Brayden Wiliame (born 17 December 1992) is a former rugby league footballer who last played as a er and forward for New Zealand Warriors in the National Rugby League (NRL).

He has previously played for the Parramatta Eels, Manly Warringah Sea Eagles and St George Illawarra Dragons in the (NRL), and the Catalans Dragons in the Super League.

Wiliame is currently the coach of the Canterbury-Bankstown Bulldogs Women's NRLW squad.

==Background==
Wiliame was born in Gosford, New South Wales, Australia and is of Fijian descent.

He played his junior football for the Woy Woy Roosters, Umina Bunnies and Central Coast Harold Matthews Cup and S. G. Ball Cup squads, before signing a 3-year contract with the Melbourne Storm.

==Playing career==

===2010-2012===
From 2010 to 2012, Wiliame played for the Melbourne Storm's NYC team.

In June 2010, Wiliame played for the New South Wales Under-18s team.

In October 2010, Wiliame played for the junior Fiji team.

===2013===
In 2013, Wiliame joined the Parramatta Eels. In round 13 of the 2013 NRL season, Wiliame made his NRL debut for the Parramatta Eels against the Sydney Roosters.
He played six games for Parramatta in the 2013 NRL season as the club finished last on the table for a second consecutive year. At the end of 2013, Wiliame was released by the Parramatta Eels and joined the Newcastle Knights for the 2014 NRL season.

===2014===
On 1 October 2014, Wiliame signed a two-year contract with the Manly Warringah Sea Eagles starting in 2015.

===2015===
He made his debut for the Manly Warringah Sea Eagles in round 3 of the 2015 NRL season against the Canterbury-Bankstown Bulldogs.

===2016===
After playing on the wing in the opening two rounds of the 2016 NRL season, Wiliame was demoted to the Manly Warringah Sea Eagles' New South Wales Cup team to allow for the return from injury of fullback Brett Stewart. He was recalled to the side for the Manly-Warringah Sea Eagles' Anzac Day match against the Newcastle Knights in Newcastle following a broken collar bone suffered by winger Jorge Taufua a week earlier against Parramatta. Wiliame crossed for his first NRL try of the season. Manly-Warringah Sea Eagles ran out 26-10 winners over the bottom placed Newcastle.
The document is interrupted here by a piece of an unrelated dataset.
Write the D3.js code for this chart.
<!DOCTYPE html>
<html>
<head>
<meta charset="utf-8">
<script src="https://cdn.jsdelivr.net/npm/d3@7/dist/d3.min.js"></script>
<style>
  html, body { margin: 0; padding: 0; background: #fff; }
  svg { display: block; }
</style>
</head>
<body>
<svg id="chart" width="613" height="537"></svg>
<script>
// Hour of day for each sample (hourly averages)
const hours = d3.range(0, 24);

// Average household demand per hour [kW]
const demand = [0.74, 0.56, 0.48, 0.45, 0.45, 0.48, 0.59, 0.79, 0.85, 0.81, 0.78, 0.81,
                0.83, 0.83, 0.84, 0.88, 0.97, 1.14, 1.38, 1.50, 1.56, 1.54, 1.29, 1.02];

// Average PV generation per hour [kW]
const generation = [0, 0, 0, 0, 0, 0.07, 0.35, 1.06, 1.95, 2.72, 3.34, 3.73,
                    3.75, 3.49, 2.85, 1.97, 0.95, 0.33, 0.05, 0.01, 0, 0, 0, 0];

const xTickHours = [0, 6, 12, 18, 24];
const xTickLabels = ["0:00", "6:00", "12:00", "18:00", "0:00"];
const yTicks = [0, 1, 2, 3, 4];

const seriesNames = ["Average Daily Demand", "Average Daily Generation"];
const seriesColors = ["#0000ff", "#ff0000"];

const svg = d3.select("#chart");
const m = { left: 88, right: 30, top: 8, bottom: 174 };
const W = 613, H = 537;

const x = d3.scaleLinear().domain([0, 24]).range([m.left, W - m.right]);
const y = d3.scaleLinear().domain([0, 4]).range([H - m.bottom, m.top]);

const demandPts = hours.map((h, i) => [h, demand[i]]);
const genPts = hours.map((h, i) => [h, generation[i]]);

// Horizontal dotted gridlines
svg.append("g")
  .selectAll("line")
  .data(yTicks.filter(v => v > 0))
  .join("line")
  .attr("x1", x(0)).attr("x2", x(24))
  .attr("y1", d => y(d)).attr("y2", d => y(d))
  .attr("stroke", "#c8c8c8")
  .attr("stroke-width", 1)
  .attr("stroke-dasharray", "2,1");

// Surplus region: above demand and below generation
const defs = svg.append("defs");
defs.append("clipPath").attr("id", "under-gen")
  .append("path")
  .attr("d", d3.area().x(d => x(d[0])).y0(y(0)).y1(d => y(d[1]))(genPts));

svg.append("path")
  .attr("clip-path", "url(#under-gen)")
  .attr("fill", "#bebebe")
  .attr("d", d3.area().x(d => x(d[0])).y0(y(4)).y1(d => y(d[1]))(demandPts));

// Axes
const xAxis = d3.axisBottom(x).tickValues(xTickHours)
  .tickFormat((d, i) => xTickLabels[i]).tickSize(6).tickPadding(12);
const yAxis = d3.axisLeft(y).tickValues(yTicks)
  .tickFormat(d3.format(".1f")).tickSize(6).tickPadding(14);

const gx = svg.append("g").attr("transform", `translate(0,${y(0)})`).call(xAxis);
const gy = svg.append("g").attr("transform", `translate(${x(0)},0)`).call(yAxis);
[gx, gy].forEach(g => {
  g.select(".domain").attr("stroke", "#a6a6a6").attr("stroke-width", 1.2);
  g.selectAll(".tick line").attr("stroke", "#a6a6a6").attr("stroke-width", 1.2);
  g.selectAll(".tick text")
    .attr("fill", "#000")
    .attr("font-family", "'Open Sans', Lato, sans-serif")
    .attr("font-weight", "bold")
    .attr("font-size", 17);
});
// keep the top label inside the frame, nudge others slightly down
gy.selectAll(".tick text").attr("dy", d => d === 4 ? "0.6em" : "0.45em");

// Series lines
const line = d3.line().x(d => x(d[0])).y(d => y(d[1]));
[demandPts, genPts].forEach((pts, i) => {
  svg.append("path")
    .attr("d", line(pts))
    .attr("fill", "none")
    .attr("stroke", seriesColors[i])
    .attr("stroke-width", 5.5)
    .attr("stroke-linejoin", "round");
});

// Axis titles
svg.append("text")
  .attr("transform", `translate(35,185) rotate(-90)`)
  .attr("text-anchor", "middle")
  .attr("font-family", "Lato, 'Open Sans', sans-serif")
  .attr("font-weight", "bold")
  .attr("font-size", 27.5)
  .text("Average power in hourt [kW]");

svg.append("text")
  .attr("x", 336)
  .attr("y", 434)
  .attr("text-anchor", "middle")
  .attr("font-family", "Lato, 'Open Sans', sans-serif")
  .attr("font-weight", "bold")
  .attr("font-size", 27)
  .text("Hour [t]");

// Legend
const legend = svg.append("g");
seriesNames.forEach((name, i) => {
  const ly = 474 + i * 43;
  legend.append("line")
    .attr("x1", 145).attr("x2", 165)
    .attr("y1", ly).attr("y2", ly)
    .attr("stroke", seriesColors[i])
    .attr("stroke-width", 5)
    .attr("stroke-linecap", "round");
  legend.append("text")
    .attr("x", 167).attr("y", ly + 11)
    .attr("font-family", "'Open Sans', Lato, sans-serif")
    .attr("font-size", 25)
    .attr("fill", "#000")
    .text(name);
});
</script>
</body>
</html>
After 23 first grade games with Manly Warringah Sea Eagles, Wiliame was granted a release from his contract with the club on 9 November 2016 in order to take up a two-year deal with the Catalans Dragons in the Super League.

===2018===
He played in the 2018 Challenge Cup Final victory over the Warrington Wolves at Wembley Stadium.

===2019===
On 17 December 2019, Wiliame signed a two-year deal to join St. George Illawarra starting in the 2020 NRL season.

===2020-2021===
On 16 September 2021, it was announced that Williame had been released by St. George Illawarra.

===2022===
On 11 November, Wiliame signed a two-year deal to join the New Zealand Warriors starting in 2023.

===2023===
Wiliame was limited to only two matches for the New Zealand Warriors in the 2023 NRL season as the club finished 4th on the table and qualified for the finals.
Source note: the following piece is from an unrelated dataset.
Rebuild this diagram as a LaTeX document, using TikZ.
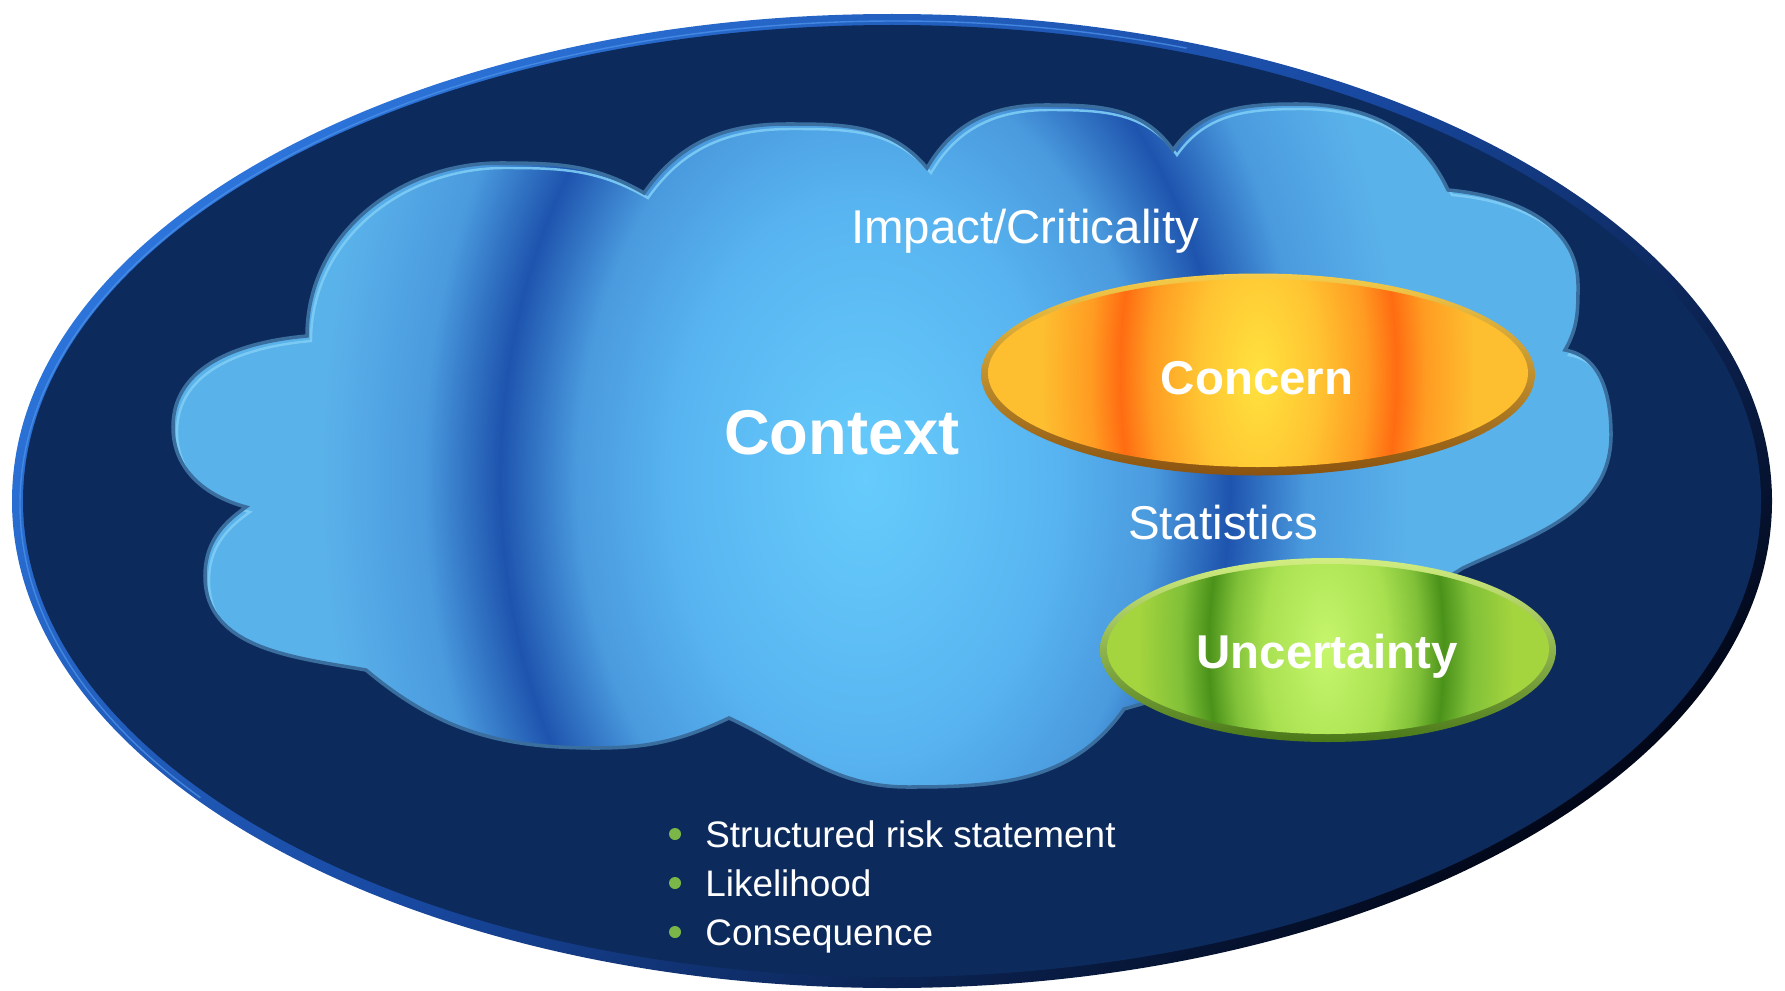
\documentclass[tikz,border=0pt]{standalone}
\usepackage{fontspec}
\setmainfont{Liberation Sans}
\definecolor{navy}{HTML}{0C2B5C}
\definecolor{rimA}{HTML}{2C74DA}
\definecolor{rimB}{HTML}{1848A0}
\definecolor{rimC}{HTML}{02081A}
\definecolor{rimHi}{HTML}{4A90E8}
\definecolor{cA}{HTML}{5AB2EA}
\definecolor{cB}{HTML}{4A9ADE}
\definecolor{cC}{HTML}{1E54AE}
\definecolor{cD}{HTML}{58B4F0}
\definecolor{cE}{HTML}{66CCFC}
\definecolor{cEdge}{HTML}{3A6E9E}
\definecolor{cHi}{HTML}{7ECDF6}
\definecolor{oA}{HTML}{FDBE30}
\definecolor{oB}{HTML}{FF6C12}
\definecolor{oC}{HTML}{FF9C22}
\definecolor{oD}{HTML}{FFE23E}
\definecolor{oE}{HTML}{FFC432}
\definecolor{orimT}{HTML}{F6CC4A}
\definecolor{orimB}{HTML}{8A5210}
\definecolor{gA}{HTML}{A4D43E}
\definecolor{gB}{HTML}{4A921A}
\definecolor{gC}{HTML}{80C038}
\definecolor{gD}{HTML}{C6F66C}
\definecolor{gE}{HTML}{A8E050}
\definecolor{grimT}{HTML}{D2EE82}
\definecolor{grimB}{HTML}{4A7818}
\definecolor{bulletgreen}{HTML}{7AB648}
\pgfdeclareradialshading{cloudsh}{\pgfpoint{0bp}{0bp}}{color(0bp)=(cE); color(6bp)=(cD); color(9bp)=(cB); color(11.4bp)=(cC); color(13.8bp)=(cB); color(17bp)=(cA); color(50bp)=(cA)}
\pgfdeclareradialshading{concsh}{\pgfpoint{0bp}{0bp}}{color(0bp)=(oD); color(5bp)=(oE); color(9bp)=(oC); color(11.5bp)=(oB); color(14bp)=(oC); color(18bp)=(oA); color(50bp)=(oA)}
\pgfdeclareradialshading{uncsh}{\pgfpoint{0bp}{0bp}}{color(0bp)=(gD); color(6bp)=(gE); color(9bp)=(gC); color(11.3bp)=(gB); color(14bp)=(gC); color(18bp)=(gA); color(50bp)=(gA)}
\newcommand{\cloudpath}{(307,-336) to[out=90,in=180] (500,-163) to[out=0,in=150] (644,-193)
 to[out=55,in=180] (787,-124) to[out=0,in=130] (927,-168)
 to[out=60,in=180] (1045,-105) to[out=0,in=125] (1173,-150)
 to[out=55,in=180] (1297,-104) to[out=0,in=115] (1448,-190)
 to[out=-5,in=90] (1578,-285) to[out=-90,in=60] (1565,-350)
 to[out=-10,in=90] (1611,-435) to[out=-90,in=25] (1463,-568)
 -- (1330,-650) -- (1124,-709)
 to[out=-125,in=0] (908,-787) to[out=180,in=-25] (729,-718)
 to[out=-155,in=0] (596,-748) to[out=180,in=-40] (366,-670)
 to[out=170,in=-90] (205,-576) to[out=90,in=-145] (246,-507)
 to[out=165,in=-90] (173,-427) to[out=90,in=-175] (307,-336) -- cycle}
\begin{document}
\begin{tikzpicture}[x=0.2mm,y=0.2mm,
  txt/.style={text=white, inner sep=0pt},
  big/.style={font=\fontsize{27}{32}\selectfont},
  bigb/.style={font=\bfseries\fontsize{27}{32}\selectfont},
  small/.style={font=\fontsize{21}{25}\selectfont}]
\useasboundingbox (0,0) rectangle (1785,-990);
\fill[white] (0,0) rectangle (1785,-990);
% outer ellipse
\shade[top color=rimA, bottom color=rimC, middle color=rimB, shading angle=40]
  (892,-501) ellipse [x radius=880, y radius=487];
\begin{scope}
  \clip (892,-501) ellipse [x radius=880, y radius=487];
  \clip (0,0) -- (1250,0) -- (0,-950) -- cycle;
  \draw[rimHi, line width=0.8pt, opacity=0.8] (896,-504) ellipse [x radius=876, y radius=483];
\end{scope}
\fill[navy] (892,-501) ellipse [x radius=869, y radius=476];
% cloud
\fill[cA] \cloudpath;
\begin{scope}
  \clip \cloudpath;
  \shade[shading=cloudsh] (865,-478) ellipse [x radius=800, y radius=1148];
  \begin{scope}[shift={(4,-5)}]
    \draw[cHi, line width=1.4pt, opacity=0.9] \cloudpath;
  \end{scope}
\end{scope}
\draw[cEdge, line width=2pt] \cloudpath;
% concern
\shade[top color=orimT, bottom color=orimB] (1258,-374.5) ellipse [x radius=277, y radius=101];
\begin{scope}
  \clip (1258,-373) ellipse [x radius=270, y radius=94];
  \shade[shading=concsh] (1258,-374) ellipse [x radius=300, y radius=650];
\end{scope}
% uncertainty
\shade[top color=grimT, bottom color=grimB] (1328,-650) ellipse [x radius=228, y radius=92];
\begin{scope}
  \clip (1328,-649) ellipse [x radius=221, y radius=85];
  \shade[shading=uncsh] (1326,-650) ellipse [x radius=260, y radius=560];
\end{scope}
% texts
\node[txt, big, anchor=base] (impact) at (1025,-243) {Impact/Criticality};
\node[txt, anchor=base, font=\bfseries\fontsize{36}{42}\selectfont] (context) at (842,-454) {Context};
\node[txt, bigb, anchor=base] (concern) at (1257,-394) {Concern};
\node[txt, big, anchor=base] (stats) at (1223,-539) {Statistics};
\node[txt, bigb, anchor=base] (unc) at (1327,-668) {Uncertainty};
\fill[bulletgreen] (675,-834) circle [radius=6];
\fill[bulletgreen] (675,-883) circle [radius=6];
\fill[bulletgreen] (675,-932) circle [radius=6];
\node[txt, small, anchor=base west] (b1) at (705,-847) {Structured risk statement};
\node[txt, small, anchor=base west] (b2) at (705,-896) {Likelihood};
\node[txt, small, anchor=base west] (b3) at (705,-945) {Consequence};
\end{tikzpicture}
\end{document}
On 11 Oct 2023 he announced his retirement from professional rugby league.

== Coaching career ==
On 7 April 2025, the Canterbury-Bankstown Bulldogs announced that Wiliame had signed a two year deal and would coach their NRLW squad. Wiliame previously worked with the New Zealand Warriors Pathways team.

==International career==
On 2 May 2015, Wiliame played for Fiji against Papua New Guinea in the 2015 Melanesian Cup.

On 7 May 2016, Wiliame played for Fiji against Papua New Guinea in the 2016 Melanesian Cup.